Ariel Corley has been DJing in Detroit as DJ Holographic for most of the last decade. She is one of the names that the next-wave question lands on first, and the touring schedule explains why.
Corley grew up in Detroit and started DJing in the city's club rooms in her early twenties. The DJ Holographic name and brand consolidated through Movement, Marble Bar, TV Lounge, and the Detroit afterparty circuit. She plays house and techno with a deep Detroit selection and a willingness to drop ballroom and disco edges that most of her cohort does not work into a set.
The touring has run on the Detroit-to-Berghain pipeline that her predecessors built. Berghain, Tresor, the European festival circuit.
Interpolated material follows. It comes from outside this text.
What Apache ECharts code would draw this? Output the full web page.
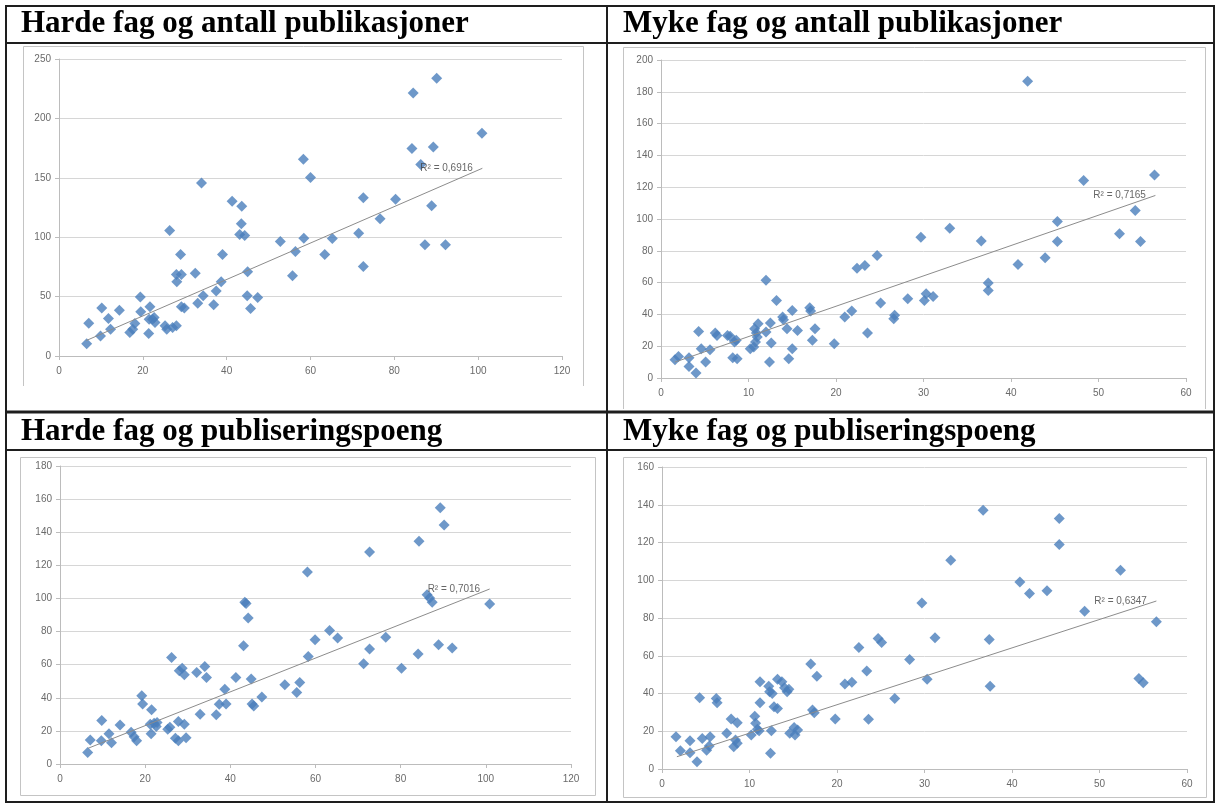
<!DOCTYPE html>
<html><head><meta charset="utf-8">
<script src="https://cdn.jsdelivr.net/npm/echarts/dist/echarts.min.js"></script>
<style>html,body{margin:0;padding:0;background:#fff}#c{width:1216px;height:803px}</style>
</head><body><div id="c"></div><script>
// ---- titles ----
var titles = ['Harde fag og antall publikasjoner','Myke fag og antall publikasjoner','Harde fag og publiseringspoeng','Myke fag og publiseringspoeng'];
var r2Labels = ['R\u00b2 = 0,6916','R\u00b2 = 0,7165','R\u00b2 = 0,7016','R\u00b2 = 0,6347'];

// ---- Harde fag og antall publikasjoner ----
var hardPubX = [6.6,7.1,9.9,10.2,11.8,12.3,14.4,16.9,17.6,18.1,19.4,19.5,21.4,21.5,21.7,22.3,22.7,22.9,25.3,25.7,26.4,27.1,28,28,28.1,29,29.2,29.2,29.9,32.5,33.1,34,34.4,36.9,37.5,38.7,39,41.3,43.1,43.5,43.6,44.3,44.9,45,45.7,47.4,52.8,55.7,56.4,58.3,58.4,60,63.4,65.2,71.5,72.6,72.6,76.6,80.3,84.2,84.5,86.3,87.3,88.9,89.3,90.1,92.2,100.9];
var hardPubY = [10.4,27.6,16.9,40.3,31.6,22.5,38.6,19.7,22.5,27.3,49.6,37.2,18.9,31,41.4,31,32.4,28.2,25.4,22.5,105.7,24,25.4,68.5,62.6,85.4,68.5,41.4,40.3,69.6,44.5,145.7,50.7,43.1,54.7,62.6,85.4,130.2,102.3,111.3,126,101.5,50.7,71,40,49.3,96.4,67.6,87.9,165.7,99.2,150.2,85.4,98.9,103.4,133.3,75.3,115.6,131.9,174.7,221.3,161.2,93.6,126.5,175.9,233.9,93.6,187.4];

// ---- Myke fag og antall publikasjoner ----
var softPubX = [1.6,2,3.2,3.2,4,4.3,4.6,5.1,5.6,6.2,6.4,7.6,7.9,8.2,8.4,8.6,8.7,10.2,10.6,10.7,10.8,10.9,11,11.1,12,12,12.4,12.5,12.6,13.2,13.9,14,14.4,14.6,15,15,15.6,17,17.1,17.3,17.6,19.8,21,21.8,22.4,23.3,23.6,24.7,25.1,26.6,26.7,28.2,29.7,30.1,30.3,31.1,33,36.6,37.4,37.4,40.8,41.9,43.9,45.3,45.3,48.3,52.4,54.2,54.8,56.4];
var softPubY = [11.5,13.6,12.8,7.3,3.1,29.3,18.4,10,17.8,28.3,26.8,26.8,26.2,12.8,22.6,23.7,12.1,18.4,19.5,31,22.6,28.3,25.8,34.1,61.4,28.9,10,34.6,22,48.8,38.3,36.6,31,12.1,42.5,18.4,29.9,44.2,42.1,23.7,31,21.6,38.3,42.1,69.1,70.8,28.3,77.1,47.1,37.3,39.4,49.8,88.6,48.8,53,51.3,94.2,86.1,59.7,55.1,71.4,186.6,75.6,98.4,85.9,124.2,90.7,105.3,85.9,127.7];

// ---- Harde fag og publiseringspoeng ----
var hardPoengX = [6.5,7.1,9.7,9.8,11.5,12.1,14.1,16.7,17.4,18,19.2,19.4,21.4,21.2,21.5,22.1,22.6,22.8,25.3,25.8,26.2,27.1,27.8,27.8,28,28.7,29.2,29.2,29.6,32.1,32.9,34,34.4,36.7,37.4,38.7,39,41.3,43.1,43.4,43.7,44.2,44.9,45.1,45.5,47.4,52.8,55.6,56.3,58.1,58.3,59.9,63.3,65.2,71.3,72.7,72.7,76.5,80.2,84.1,84.3,86.2,86.8,87.4,88.9,89.3,90.2,92.1,100.9];
var hardPoengY = [6.9,14.5,14.1,26.2,18.2,12.9,23.6,19.2,16.5,14.1,41.2,36.3,18.2,24,32.7,24.6,22.6,25,21,22.2,64.4,15.5,14.1,25.6,56.3,57.9,53.9,24,15.9,55.3,30,58.9,52.3,29.7,36.1,45.2,36.3,52.3,71.4,97.7,96.9,88.2,51.3,36.3,35.1,40.4,47.8,43.2,49.2,116,65,75.1,80.7,76.1,60.5,128.1,69.4,76.5,57.9,66.4,134.6,102.3,100.3,97.7,72,154.8,144.3,70,96.7];

// ---- Myke fag og publiseringspoeng ----
var softPoengX = [1.6,2.1,3.2,3.2,4,4.3,4.6,5.1,5.4,5.5,6.2,6.3,7.4,7.9,8.2,8.4,8.6,8.6,10.2,10.6,10.7,10.9,11.1,11.2,11.2,12.2,12.3,12.4,12.5,12.6,12.8,13.2,13.2,13.7,14,14.3,14.5,14.6,15.1,15.2,15.5,17,17.2,17.4,17.7,19.8,20.9,21.7,22.5,23.4,23.6,24.7,25.1,26.6,28.3,29.7,30.3,31.2,33,36.7,37.4,37.5,40.9,42,44,45.4,45.4,48.3,52.4,54.5,55,56.5];
var softPoengY = [17.1,9.7,15,8.6,3.9,37.7,16.2,10,12.2,17.1,37.4,35.1,18.9,26.5,11.8,15.3,13.6,24.5,18,28,24.2,21,20.3,35.1,46.2,43.9,40.9,8.3,20.3,40,33,32.1,47.5,46.2,43,40.9,42.2,18.9,22,18,20.6,55.6,31.2,29.8,49.2,26.5,45,45.9,64.4,51.9,26.3,69.1,67,37.4,58,88,47.5,69.5,110.6,137.1,68.6,43.9,99.1,93,94.5,118.9,132.7,83.6,105.3,48,45.7,78];

// ---- trendline end points [x0,y0,x1,y1] ----
var trendHardPub = [6.5,13,101,158];
var trendSoftPub = [1.6,10,56.5,114.8];
var trendHardPoeng = [6.6,9.5,100.9,105.7];
var trendSoftPoeng = [1.7,6.5,56.5,89];

// ---- axis ticks ----
var xMaxs = [120,60,120,60], xInts = [20,10,20,10];
var yMaxs = [250,200,180,160], yInts = [50,20,20,20];

var grids = [
  {left:59, top:59, width:503, height:297},
  {left:661, top:60, width:525, height:318},
  {left:60, top:466, width:511, height:298},
  {left:662, top:467, width:525, height:302}
];
var xsAll = [hardPubX, softPubX, hardPoengX, softPoengX];
var ysAll = [hardPubY, softPubY, hardPoengY, softPoengY];
var trends = [trendHardPub, trendSoftPub, trendHardPoeng, trendSoftPoeng];

var axisColor = '#bcbcbc', gridColor = '#d6d6d6', labelColor = '#6a6a6a';
var option = {animation:false, backgroundColor:'#fff', grid:[], xAxis:[], yAxis:[], series:[], graphic:[]};
for (var i=0;i<4;i++){
  var g = grids[i];
  option.grid.push({left:g.left, top:g.top, width:g.width, height:g.height, containLabel:false});
  option.xAxis.push({gridIndex:i, type:'value', min:0, max:xMaxs[i], interval:xInts[i],
    axisLine:{show:true, onZero:false, lineStyle:{color:axisColor}},
    axisTick:{show:true, length:4, lineStyle:{color:axisColor}},
    splitLine:{show:false},
    axisLabel:{color:labelColor, fontSize:10, fontFamily:'Liberation Sans', margin:10}});
  option.yAxis.push({gridIndex:i, type:'value', min:0, max:yMaxs[i], interval:yInts[i],
    axisLine:{show:true, onZero:false, lineStyle:{color:axisColor}},
    axisTick:{show:true, length:4, lineStyle:{color:axisColor}},
    splitLine:{show:true, lineStyle:{color:gridColor, width:1}},
    axisLabel:{color:labelColor, fontSize:10, fontFamily:'Liberation Sans', margin:8}});
  var pts = [];
  for (var k=0;k<xsAll[i].length;k++) pts.push([xsAll[i][k], ysAll[i][k]]);
  option.series.push({type:'scatter', xAxisIndex:i, yAxisIndex:i, symbol:'diamond', symbolSize:11,
    itemStyle:{color:'#4a7ebb'}, data:pts, z:2, silent:true});
  var t = trends[i];
  option.series.push({type:'line', xAxisIndex:i, yAxisIndex:i, data:[[t[0],t[1]],[t[2],t[3]]],
    showSymbol:false, symbol:'none', lineStyle:{color:'#8c8c8c', width:1}, z:3, silent:true});
  option.series.push({type:'scatter', xAxisIndex:i, yAxisIndex:i, data:[[t[2],t[3]]], symbolSize:1,
    itemStyle:{color:'rgba(0,0,0,0)'}, z:4, silent:true,
    label:{show:true, position:'left', distance:9, formatter:r2Labels[i], fontSize:10,
      fontFamily:'Liberation Sans', color:'#404040'}});
}
// table structure
var tc = '#1e1e1e';
function ln(x1,y1,x2,y2,w,c){return {type:'line', shape:{x1:x1,y1:y1,x2:x2,y2:y2}, style:{stroke:c, lineWidth:w}, silent:true, z:10};}
function pl(p,c){return {type:'polyline', shape:{points:p}, style:{stroke:c, lineWidth:1, fill:null}, silent:true, z:1};}
var titleFont = 'bold 31px "Liberation Serif"';
option.graphic = [
  pl([[23.5,386],[23.5,46.5],[583.5,46.5],[583.5,386]], '#c4c4c4'),
  pl([[623.5,409],[623.5,47.5],[1205.5,47.5],[1205.5,409]], '#c4c4c4'),
  pl([[20.5,457.5],[595.5,457.5],[595.5,795.5],[20.5,795.5],[20.5,457.5]], '#c4c4c4'),
  pl([[623.5,457.5],[1206.5,457.5],[1206.5,797.5],[623.5,797.5],[623.5,457.5]], '#c4c4c4'),
  ln(5,6,1215,6,2,tc), ln(6,5,6,803,2,tc), ln(1214,5,1214,803,2,tc), ln(5,802,1215,802,2,tc),
  ln(5,43,1215,43,2,tc), ln(5,412,1215,412,3,tc), ln(5,450,1215,450,2,tc), ln(607,5,607,803,2,tc),
  {type:'text', x:21, y:24, style:{text:titles[0], font:titleFont, fill:'#000', verticalAlign:'middle'}, z:11},
  {type:'text', x:623, y:24, style:{text:titles[1], font:titleFont, fill:'#000', verticalAlign:'middle'}, z:11},
  {type:'text', x:21, y:432, style:{text:titles[2], font:titleFont, fill:'#000', verticalAlign:'middle'}, z:11},
  {type:'text', x:623, y:432, style:{text:titles[3], font:titleFont, fill:'#000', verticalAlign:'middle'}, z:11}
];
var chart = echarts.init(document.getElementById('c'), null, {renderer:'canvas', width:1216, height:803});
chart.setOption(option);
</script></body></html>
Corley has been in Panorama Bar's rotation for several years and plays Berlin most months when the schedule allows. The Boiler Room appearances stack up. The Resident Advisor podcast list includes her.
What separates her work is the selection. Holographic mixes Detroit deep house, ballroom, disco, and techno in a single set with the room-reading that the Theo Parrish lineage trained, then plays out at a tempo that lifts the floor. The genre-fluid approach reads as Detroit-rooted but unbounded by the techno purism that defines a lot of the city's DJ work.
Movement bookings have run annually in recent years. She has played the Underground stage and the Pyramid stage at multiple editions. The 2025 Movement weekend had her on the lineup again. She is also a regular at the festival's afterparty rooms; the Marble Bar bookings are something close to a residency.
The advocacy is structural. Corley has talked openly about the gender and racial gaps in the touring DJ economy and has worked with Underground Music Academy, the Detroit DJ school Waajeed founded, on programming and mentorship. The argument is not separate from the music: if the city wants its next generation, the city has to build the infrastructure to grow them. UMA is part of that.
She has stayed in Detroit. The Berlin gigs are the day job; Detroit is the home base. Most of her press has framed this as a deliberate choice. She has said in interviews that the city is what makes her records sound the way they do.
The DJ work is the catalog at this stage. Holographic does not have a long studio discography, and that has not slowed the schedule. The bookings are the public record. She plays a Detroit summer date later in June and a stretch of European festivals through August.